One way is to create a password and use it repeatedly on a lot of other websites. That’s a poor solution.
Another solution would be to use a password generator and manager to generate and save a password and use complex, random passwords. The solution is optimal, but it requires some technical skills – handling a password manager is not very complicated, nor is it simple.
You could use a system like GMail offers: create a username based on email, something like:
firstname.surname+randomtext@gmail.com,
where “random text” could be random for each website you create an account.
And, either based on such an email or on the URL of the website, you could create a uniquely different password.
So, if I want to create an account on vodafone.ro, I could use my email name+vodafone.ro@gmail.com, and password “mypassword+vodafone.ro”.
Yet, just by looking at the above example, one can understand how I got to have that password and try to replicate the login on different websites.
Yes, a bot will fail to replicate the password, but a human hacker will easily understand my password.
There’s another solution, though – based on either the URL (vodafone.ro) or email username (name+vodafone.ro@gmail.com), I could generate a string.
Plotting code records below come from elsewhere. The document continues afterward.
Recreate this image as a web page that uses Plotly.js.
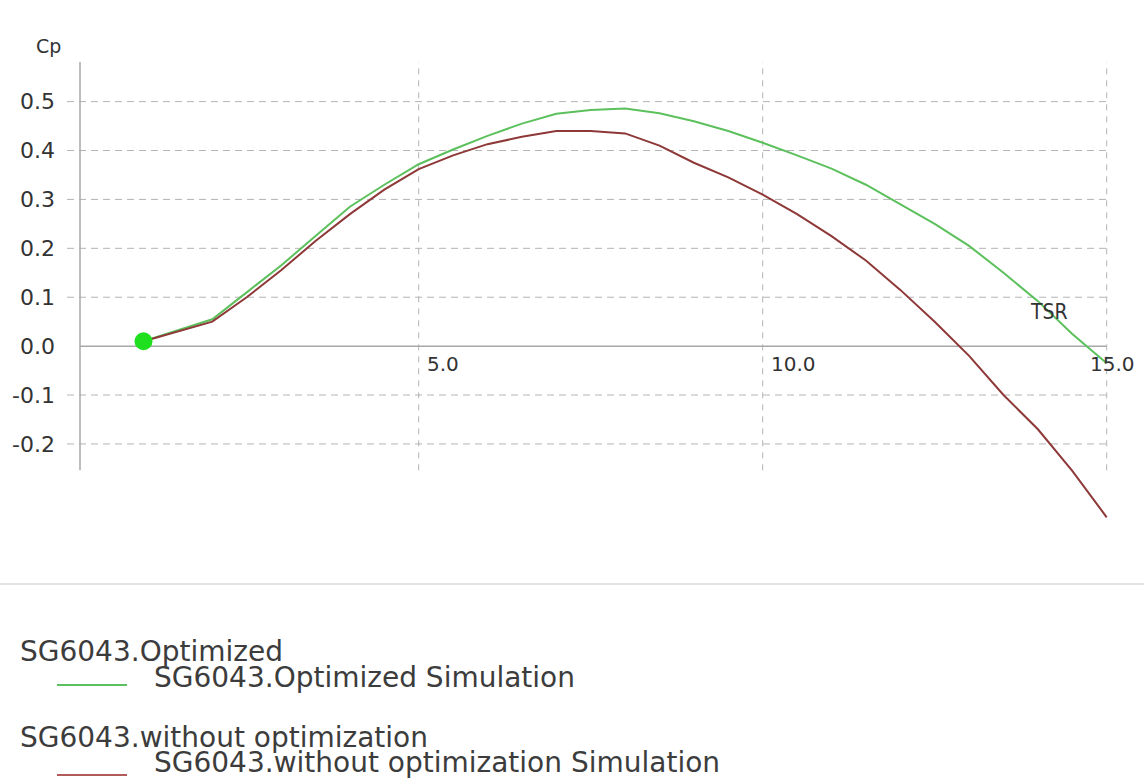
<!DOCTYPE html>
<html>
<head>
<meta charset="utf-8">
<script src="https://cdn.plot.ly/plotly-3.0.1.min.js"></script>
<style>
  html, body { margin: 0; padding: 0; background: #ffffff; }
  #chart { width: 1144px; height: 784px; }
</style>
</head>
<body>
<div id="chart"></div>
<script>
// ---- data ----
const tsr = [1, 2, 2.5, 3, 3.5, 4, 4.5, 5, 5.5, 6, 6.5, 7, 7.5, 8, 8.5, 9, 9.5, 10, 10.5, 11, 11.5, 12, 12.5, 13, 13.5, 14, 14.5, 15];
const cpOptimized = [0.01, 0.055, 0.11, 0.165, 0.225, 0.285, 0.33, 0.372, 0.402, 0.43, 0.455, 0.475, 0.483, 0.486, 0.476, 0.46, 0.44, 0.416, 0.39, 0.363, 0.33, 0.29, 0.25, 0.205, 0.15, 0.092, 0.025, -0.035];
const cpWithout   = [0.01, 0.05, 0.1, 0.155, 0.215, 0.27, 0.32, 0.362, 0.39, 0.413, 0.428, 0.44, 0.44, 0.435, 0.41, 0.375, 0.345, 0.31, 0.27, 0.225, 0.175, 0.115, 0.05, -0.02, -0.1, -0.17, -0.255, -0.35];

const yTickVals = [-0.2, -0.1, 0.0, 0.1, 0.2, 0.3, 0.4, 0.5];
const yTickText = ['-0.2', '-0.1', '0.0', '0.1', '0.2', '0.3', '0.4', '0.5'];
const xTickVals = [5, 10, 15];
const xTickText = ['5.0', '10.0', '15.0'];

const seriesNames = ['SG6043.Optimized', 'SG6043.without optimization'];
const simNames = ['SG6043.Optimized Simulation', 'SG6043.without optimization Simulation'];
const yTitle = 'Cp';
const xTitle = 'TSR';

// ---- layout geometry ----
const W = 1144, H = 784;
const M = { l: 67, r: 34, t: 40, b: 254 };
const plotW = W - M.l - M.r, plotH = H - M.t - M.b;
const px = x => (x - M.l) / plotW;            // pixel -> paper x
const py = y => (H - M.b - y) / plotH;          // pixel -> paper y

const xRange = [-0.112, 15.048];
const yRange = [-0.376, 0.626];
const gridTop = 0.581, gridBottom = -0.254, axisX = 0.077;

const green = '#5cc05c', red = '#8e3838';
const gridColor = '#b4b4b4';
const txtColor = '#333333';

const traces = [
  { x: tsr, y: cpOptimized, type: 'scatter', mode: 'lines', name: simNames[0],
    line: { color: green, width: 2 }, hoverinfo: 'skip' },
  { x: tsr, y: cpWithout, type: 'scatter', mode: 'lines', name: simNames[1],
    line: { color: red, width: 2 }, hoverinfo: 'skip' },
  { x: [tsr[0]], y: [cpOptimized[0]], type: 'scatter', mode: 'markers', cliponaxis: false,
    marker: { color: '#1fe01f', size: 18 }, hoverinfo: 'skip', showlegend: false }
];

const shapes = [];
// horizontal dashed gridlines
yTickVals.forEach(v => {
  if (v === 0) return;
  shapes.push({ type: 'line', xref: 'x', yref: 'y', x0: xRange[0], x1: 15.02, y0: v, y1: v,
    line: { color: gridColor, width: 1, dash: '7px,5px' }, layer: 'below' });
});
// vertical dashed gridlines
xTickVals.forEach(v => {
  shapes.push({ type: 'line', xref: 'x', yref: 'y', x0: v, x1: v, y0: gridBottom, y1: gridTop,
    line: { color: gridColor, width: 1, dash: '6px,6px' }, layer: 'below' });
});
// y axis line
shapes.push({ type: 'line', xref: 'x', yref: 'y', x0: axisX, x1: axisX, y0: gridBottom, y1: gridTop,
  line: { color: '#a8a8a8', width: 1.5 }, layer: 'below' });
// x axis line
shapes.push({ type: 'line', xref: 'x', yref: 'y', x0: axisX, x1: 15, y0: 0, y1: 0,
  line: { color: '#a8a8a8', width: 1.5 }, layer: 'below' });
// separator between plot and legend
shapes.push({ type: 'line', xref: 'paper', yref: 'paper', x0: px(0), x1: px(W), y0: py(584), y1: py(584),
  line: { color: '#e2e2e2', width: 2 } });
// legend samples
shapes.push({ type: 'line', xref: 'paper', yref: 'paper', x0: px(57), x1: px(127), y0: py(685), y1: py(685),
  line: { color: green, width: 2 } });
shapes.push({ type: 'line', xref: 'paper', yref: 'paper', x0: px(57), x1: px(127), y0: py(775), y1: py(775),
  line: { color: '#b05a5a', width: 2 } });

const annotations = [];
xTickVals.forEach((v, i) => {
  const last = i === xTickVals.length - 1;
  annotations.push({ xref: 'x', yref: 'y', x: v, y: 0, text: xTickText[i], showarrow: false,
    xanchor: last ? 'center' : 'left', yanchor: 'top', xshift: 6, yshift: -4,
    font: { family: 'DejaVu Sans', size: 20, color: txtColor } });
});
annotations.push({ xref: 'paper', yref: 'paper', x: px(48), y: py(46), text: yTitle, showarrow: false,
  xanchor: 'center', yanchor: 'middle', font: { family: 'DejaVu Sans', size: 19, color: txtColor } });
annotations.push({ xref: 'x', yref: 'y', x: 14.16, y: 0.07, text: xTitle, showarrow: false,
  xanchor: 'center', yanchor: 'middle', font: { family: 'DejaVu Sans Condensed, DejaVu Sans', size: 21, color: txtColor } });

const legFont = { family: 'DejaVu Sans', size: 28, color: '#3c3c3c' };
annotations.push({ xref: 'paper', yref: 'paper', x: px(18), y: py(652), text: seriesNames[0], showarrow: false,
  xanchor: 'left', yanchor: 'middle', font: legFont });
annotations.push({ xref: 'paper', yref: 'paper', x: px(152), y: py(677), text: simNames[0], showarrow: false,
  xanchor: 'left', yanchor: 'middle', font: legFont });
annotations.push({ xref: 'paper', yref: 'paper', x: px(18), y: py(737), text: seriesNames[1], showarrow: false,
  xanchor: 'left', yanchor: 'middle', font: legFont });
annotations.push({ xref: 'paper', yref: 'paper', x: px(152), y: py(762), text: simNames[1], showarrow: false,
  xanchor: 'left', yanchor: 'middle', font: legFont });

const layout = {
  width: W, height: H,
  margin: M,
  paper_bgcolor: '#ffffff', plot_bgcolor: 'rgba(0,0,0,0)',
  showlegend: false,
  xaxis: { range: xRange, showgrid: false, zeroline: false, showline: false,
    showticklabels: false, ticks: '', fixedrange: true },
  yaxis: { range: yRange, showgrid: false, zeroline: false, showline: false,
    tickmode: 'array', tickvals: yTickVals, ticktext: yTickText, ticks: '',
    ticklabelstandoff: 11,
    tickfont: { family: 'DejaVu Sans', size: 22, color: txtColor }, fixedrange: true },
  shapes: shapes,
  annotations: annotations
};

Plotly.newPlot('chart', traces, layout, { displayModeBar: false, staticPlot: true });
</script>
</body>
</html>
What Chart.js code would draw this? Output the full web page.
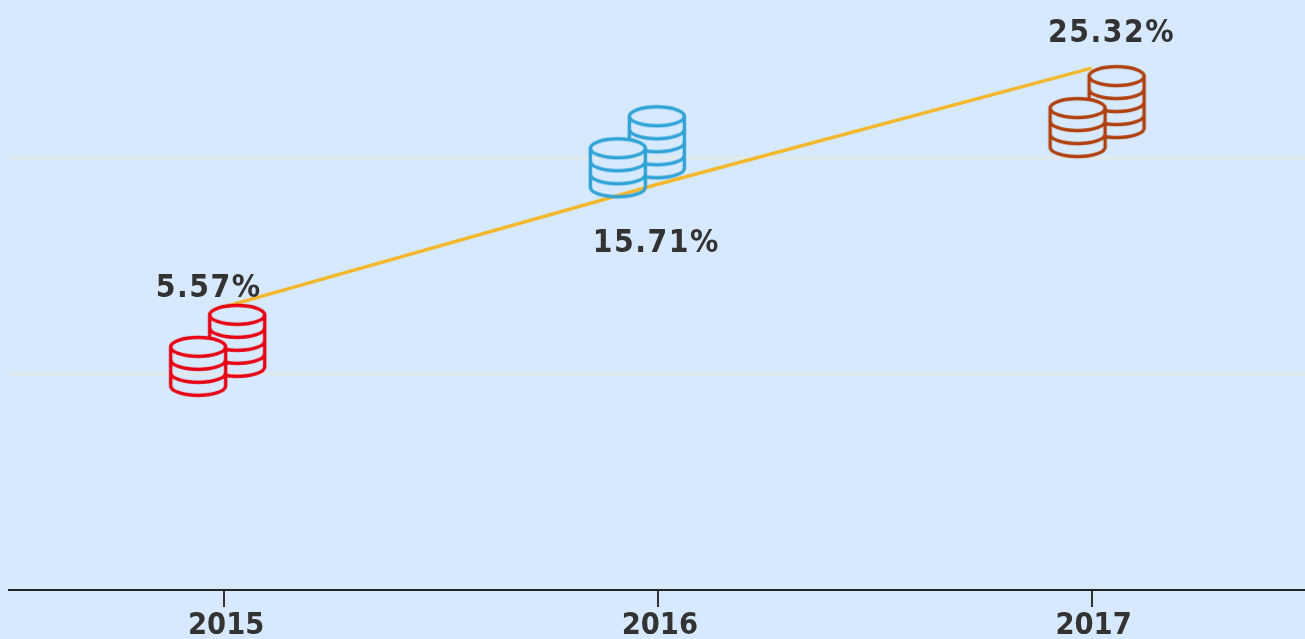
<!DOCTYPE html>
<html><head><meta charset="utf-8">
<style>html,body{margin:0;padding:0;background:#d6e9fe;overflow:hidden}#w{width:1305px;height:639px}</style>
<script src="https://cdn.jsdelivr.net/npm/chart.js@4"></script>
</head><body><div id="w"><canvas id="c" width="1305" height="639"></canvas></div>
<script>
const years = [2015, 2016, 2017];
const rates = [5.57, 15.71, 25.32];
const rateLabels = ['5.57%', '15.71%', '25.32%'];
const gridTicks = [-17.85, 0, 17.88];
const iconColors = ['#e60012', '#2fa3d6', '#b0410e'];
// icon placement relative to its data point (px)
const iconShift = [[-55, -3], [-69, -79], [-43, -3]];
const labelShift = [[-15.5, -18], [-1.5, 60], [20, -34]];
const FONT = '"DejaVu Sans Condensed", "DejaVu Sans", sans-serif';
const RX = 27.5, RY = 9.5, STEP = 13;

function stack(g, cx, cy, n, color) {
  g.strokeStyle = color; g.lineWidth = 3.4; g.lineCap = 'round';
  g.beginPath(); g.ellipse(cx, cy, RX, RY, 0, 0, Math.PI * 2); g.stroke();
  for (let i = 1; i <= n; i++) {
    g.beginPath(); g.ellipse(cx, cy + STEP * i, RX, RY, 0, 0, Math.PI); g.stroke();
  }
  g.beginPath();
  g.moveTo(cx - RX, cy); g.lineTo(cx - RX, cy + STEP * n);
  g.moveTo(cx + RX, cy); g.lineTo(cx + RX, cy + STEP * n);
  g.stroke();
}
function stackMask(g, cx, cy, n) {
  g.save(); g.globalCompositeOperation = 'destination-out'; g.fillStyle = '#000';
  g.beginPath();
  g.ellipse(cx, cy, RX, RY, 0, Math.PI, Math.PI * 2);
  g.lineTo(cx + RX, cy + STEP * n);
  g.ellipse(cx, cy + STEP * n, RX, RY, 0, 0, Math.PI);
  g.closePath(); g.fill(); g.restore();
}
function icon(i) {
  const S = 300, c = document.createElement('canvas');
  c.width = S; c.height = S;
  const g = c.getContext('2d');
  const ox = S / 2 + iconShift[i][0], oy = S / 2 + iconShift[i][1];
  stack(g, ox + 68, oy + 11, 4, iconColors[i]);
  stackMask(g, ox + 29, oy + 43, 3);
  stack(g, ox + 29, oy + 43, 3, iconColors[i]);
  return c;
}
const labelPlugin = {
  id: 'rateLabels',
  afterDatasetsDraw(chart) {
    const { ctx, scales: { x, y } } = chart;
    ctx.save();
    ctx.font = 'bold 31.5px ' + FONT;
    ctx.fillStyle = '#333333';
    ctx.textAlign = 'center'; ctx.textBaseline = 'middle';
    ctx.letterSpacing = '1.5px';
    years.forEach((yr, i) => {
      ctx.fillText(rateLabels[i], x.getPixelForValue(yr) + labelShift[i][0], y.getPixelForValue(rates[i]) + labelShift[i][1]);
    });
    ctx.restore();
  }
};
new Chart(document.getElementById('c'), {
  type: 'line',
  data: { datasets: [{
    data: years.map((yr, i) => ({ x: yr, y: rates[i] })),
    borderColor: '#f4b82d', borderWidth: 3.4, tension: 0,
    pointStyle: years.map((_, i) => icon(i)), pointRadius: 150, pointHoverRadius: 150, clip: false
  }] },
  plugins: [labelPlugin],
  options: {
    responsive: false, animation: false, events: [],
    layout: { autoPadding: false, padding: { left: 9, right: 0, top: 0, bottom: 0 } },
    plugins: { legend: { display: false }, tooltip: { enabled: false } },
    scales: {
      x: {
        type: 'linear', min: 2014.504, max: 2017.492,
        afterBuildTicks: s => { s.ticks = years.map(v => ({ value: v })); },
        afterFit: s => { s.height = 49; },
        grid: { display: true, drawOnChartArea: false, drawTicks: true, tickLength: 17, color: '#333333', lineWidth: 2 },
        border: { color: '#222222', width: 2 },
        ticks: { callback: v => String(v), maxRotation: 0, autoSkip: false, padding: 1, labelOffset: 2,
          font: { family: FONT, weight: 'bold', size: 30.5 }, color: '#333333' }
      },
      y: {
        min: -17.85, max: 30.95, display: true,
        afterBuildTicks: s => { s.ticks = gridTicks.map(v => ({ value: v })); },
        afterFit: s => { s.width = 0; },
        grid: { color: c => c.tick.value === gridTicks[0] ? 'rgba(0,0,0,0)' : '#e6e8e4', lineWidth: 2, drawTicks: false },
        border: { display: false },
        ticks: { display: false }
      }
    }
  }
});
</script></body></html>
There are some hash generators that, starting from such a string would generate a random password.
An online example, but there are many others: SHA256 Hash Generator Online.
Hash for vodafone.ro: “990F509B877370D67FB2202D3D0332543642E6846D17F9F3029E60C0EB395DAC”.
Hash for name+vodafone.ro@gmail.com: “533C151BC4F877C3E7CFE2033CF602F27D6833BD60C8EF5CC0430B431C4D3BF1”.
This is also not impossible to hack, but it’s much more complicated.
You could even create a custom function, a custom hash generator.
Thus, you would have an unique, complex, password for each website.